Работа выполнена при поддержке Российского гуманитарного научного фонда (РГНФ), проект № 15-04-00212. [137]
3 комментария
Впечатление, что имя Перфильева случайно. Но, по-моему. всё произведение — убеждение именно Перфильева (и себя). И, кстати, родовое поместье Перфильева находилось в Костромской губернии, Чухломском уезде, сельцо Введенское. Село сейчас живо. Рядом — известный Асташевский терем, возрождённый талантливым либералом Андреем Павличенковым.
Настоящие развернутые стихотворения в прозе – Ваши державинские статьи, Иван Андреевич! Особенно меня поразила загадка созвучья… и не удержалась, чтобы не пофантазировать на тему, а заодно подчеркнуть символическую созвучность МещеРСКому и еще одного слова:
тс!

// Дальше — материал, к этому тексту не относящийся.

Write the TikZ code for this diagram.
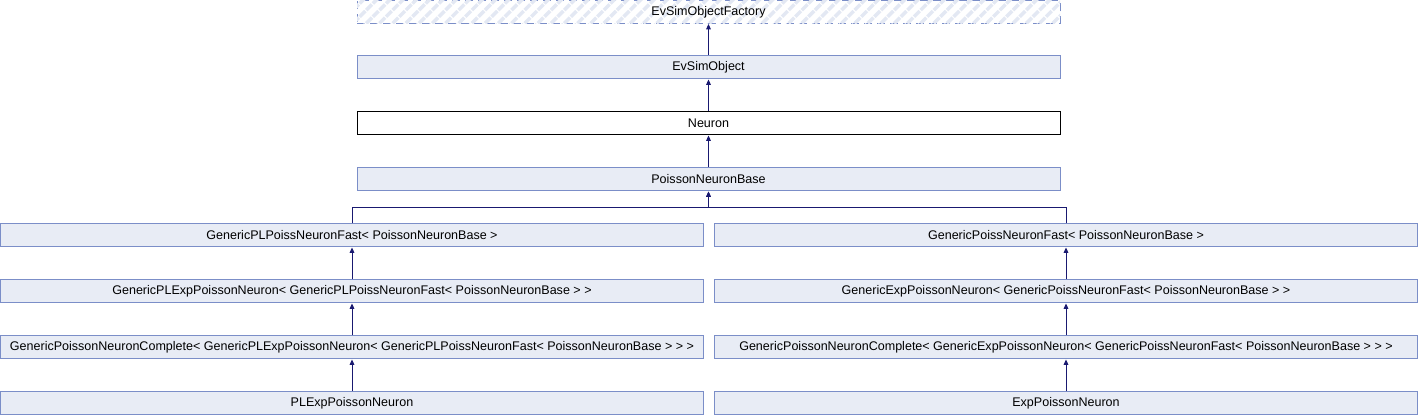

Смерть скрежещет – и
Мещерский –
мертв.
не блещет боле
ни умом, ни одеяньем.
и все мы смертные, все праха достоянье.
и все –
умрем.
однажды тлен поглотит и скрижали,
что глас поэта и глагол времен связали.
не правда ли?
а вот и нет.
и пораженный тем поэт
чрез смерти бездну путь нам кажет
в пространство, где косы нет даже,
где чудотворство и спасенье –
и светозарность Воскресенья!
С наступающим Вас Новым годом и Рождеством, Иван Андреевич!
Радости, сил, здоровья, трудов и отдохновенья! И новых статей, книг, лекций, передач, блоговских заметок, докладов…
Вот это да! Спасибо! И ведь действительно! Здорово! В дни сомнений, в дни тягостных раздумий о том, не прикрыть ли мне, наконец, этот «проект», т.е. портал, вдруг сочувствие даётся… И крайне интересное филологическое «продолжение»! Еще день подумаю, а завтра-послезавтра решу судьбу! С наступающими праздниками Вас!